H&P is the market leader in that space with 18% of contracted U.S. land rigs and more than half of the most efficient and advanced type that will be most in demand as drillers race to execute ambitious plans on the still relatively tight budgets. Despite dramatic revenue declines over the last two years, the company continued to live largely within cash flow while making sure that its rigs, many recently upgraded, would be ready to roll again quickly when the time came.

Sixty percent of H&P’s rig fleet remains idle, but utilization is expected to improve significantly in the coming months along with day rates. The balance sheet is clean with more cash than debt, even though the dividend was never reduced during the slump and still yields 3.9%.

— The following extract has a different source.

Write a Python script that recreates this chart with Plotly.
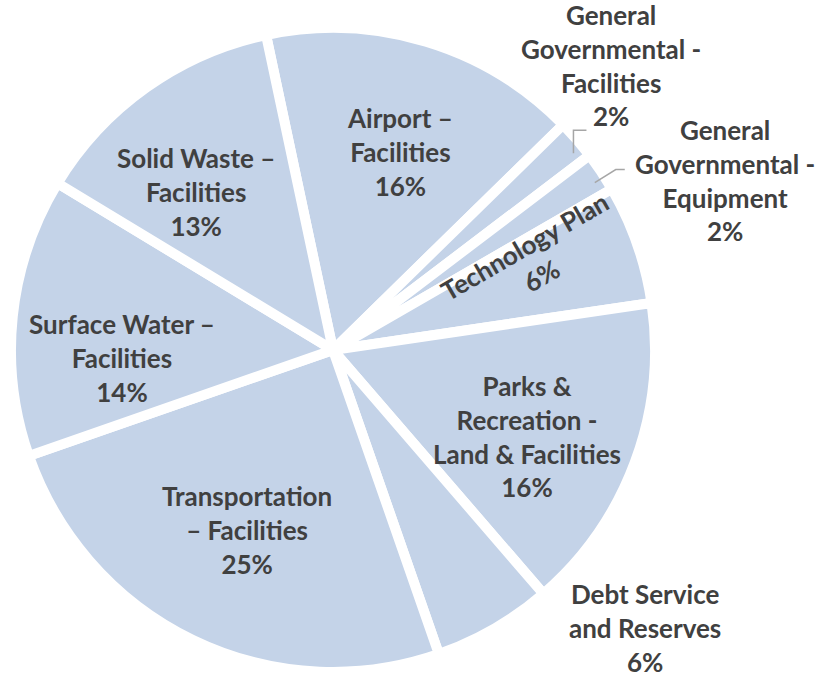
import math
import plotly.graph_objects as go

# ---- data ----
labels = [
    "Airport –<br>Facilities",
    "General<br>Governmental -<br>Facilities",
    "General<br>Governmental -<br>Equipment",
    "Technology Plan",
    "Parks &<br>Recreation -<br>Land & Facilities",
    "Debt Service<br>and Reserves",
    "Transportation<br>– Facilities",
    "Surface Water –<br>Facilities",
    "Solid Waste –<br>Facilities",
]
values = [16, 2, 2, 6, 16, 6, 25, 14, 13]

# ---- layout / style config ----
W, H = 816, 679
CX, CY, R = 333, 350, 322          # pie centre and radius in pixels
ROTATION = -12
TEXT_COLOR = "#404040"
FONT = dict(family="Lato", size=26, color=TEXT_COLOR, weight="bold")
# per-label placement: (radius fraction, angle nudge in degrees, text angle)
placement = [
    (0.65, 2.0, 0),
    (1.236, -4.8, 0),
    (1.325, 10.2, 0),
    (0.68, -4.9, -30),
    (0.66, 3.5, 0),
    (1.296, -18.3, 0),
    (0.62, -0.2, 0),
    (0.655, -8.2, 0),
    (0.65, -5.5, 0),
]
leaders = {1: "vertical", 2: "diagonal"}

fig = go.Figure(go.Pie(
    labels=labels,
    values=values,
    sort=False,
    direction="clockwise",
    rotation=ROTATION,
    textinfo="none",
    marker=dict(colors=["#c4d3e8"] * len(values), line=dict(color="white", width=10)),
    domain=dict(x=[(CX - R) / W, (CX + R) / W], y=[(H - CY - R) / H, (H - CY + R) / H]),
    showlegend=False,
    hoverinfo="skip",
    automargin=False,
))

total = sum(values)


def polar(angle_deg, r):
    a = math.radians(angle_deg)
    return CX + r * math.sin(a), CY - r * math.cos(a)


def to_paper(px, py):
    return px / W, 1 - py / H


annotations = []
shapes = []
start = ROTATION
for i, (lab, v) in enumerate(zip(labels, values)):
    span = v / total * 360
    mid = start + span / 2
    start += span
    rf, nudge, tang = placement[i]
    px, py = polar(mid + nudge, R * rf)
    x, y = to_paper(px, py)
    annotations.append(dict(
        x=x, y=y, xref="paper", yref="paper",
        text=f"{lab}<br>{v}%", showarrow=False,
        xanchor="center", yanchor="middle", align="center",
        textangle=tang, font=FONT,
    ))
    if i in leaders:
        ex, ey = polar(mid + (1.5 if leaders[i] == "vertical" else 1.0), R * 0.965)
        if leaders[i] == "vertical":
            pts = [(ex, ey), (ex, ey - 23), (ex + 13, ey - 23)]
        else:
            pts = [(ex, ey), (ex + 21, ey - 13), (ex + 30, ey - 13)]
        path = "M " + " L ".join(f"{to_paper(a, b)[0]:.5f},{to_paper(a, b)[1]:.5f}" for a, b in pts)
        shapes.append(dict(type="path", path=path, xref="paper", yref="paper",
                           line=dict(color="#a6a6a6", width=1.5)))

fig.update_layout(
    width=W,
    height=H,
    margin=dict(l=0, r=0, t=0, b=0),
    paper_bgcolor="white",
    plot_bgcolor="white",
    font=dict(family="Lato", color=TEXT_COLOR),
    annotations=annotations,
    shapes=shapes,
)

fig.write_html("out.html", post_script="document.body.style.margin='0';",
               config={"displayModeBar": False})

The stock rallied 34% from mid-November through mid-December but has since given back more than half of those gains amid downgrades by several analysts unimpressed with the valuation. We think they’re underestimating how well H&P will do in a robust recovery, and like the limited downside risk in the current environment.

HP is rejoining the Growth Portfolio; buy below $80.

Our other shale oil service picks are much more speculative, which is why we are advising a basket approach that at least mitigates some of the risk specific to a particular operation.

The companies specializing in the hydraulic fracturing and wireline well services essential to shale oil production are only just emerging from an epic two-year slump that’s bankrupted some of them and laid low the rest. Their equities are liable to be even more sensitive to the price of crude than those of their drilling customers. But they also offer great upside in the event oil gets back above $60 per barrel in a year or two, as we expect, and perhaps much higher a bit later, as many analysts with solid track records are predicting.

A Double-Barrel Frack Attack

It’s not because they’re any sort of a value proposition. The healthiest of the lot is probably RPC (NYSE: RES), which had $132 million in cash and no debt at year end, but also modestly negative operating cash flow amid a 42% revenue decline last year. Revenue has declined 69% since peaking in 2014, yet the share price is now just 13% below the record high set that year, underpinning a daunting $4.6 billion of market cap. Even based on 2015 EBITDA that’s an enterprise value multiple approaching 40.

The good news is that a recovery is clearly underway, with fourth-quarter revenue up 25% sequentially, pricing ticking up from lows and more of that in store this year. But nearly half of RPC’s equipment remains idle and, as a company executive put in on last week’s call, “the economics of this business are still not self-sustaining.

Insiders control 74% of the outstanding stock while the float is at 30% of the outstanding, and more than half of that is sold short. And that mean last year’s pain trade for the shorts as the share price rose 66% could continue well past the 2014 peak this year.

If you’re a value investor looking for Benjamin Graham’s famous margin of safety, stay far away. RPC’s share price will be dictated by the price of oil, trends in domestic shale production and investor interest. If these play out as we expect, this should end up a very good trade. We’re adding RES to the Aggressive Portfolio; buy below $23.

RPC rival Superior Energy Services (NYSE: SPN) managed to deliver positive operating cash flow even during the first nine months of 2016, though it did see a 75% drop from the prior year. It too had plenty of cash to ramp up hiring and maintenance as demand turned last year, with $278 million on hand as of September. And while Superior is also carrying $1.3 billion in debt, its enterprise value of $3.7 billion is only about 6 times its 2015 operating cash flow, which I’m using as (a likely optimistic) proxy for what it might be able to do in 2017. SPN is going into the Aggressive Portfolio with a buy limit of $21.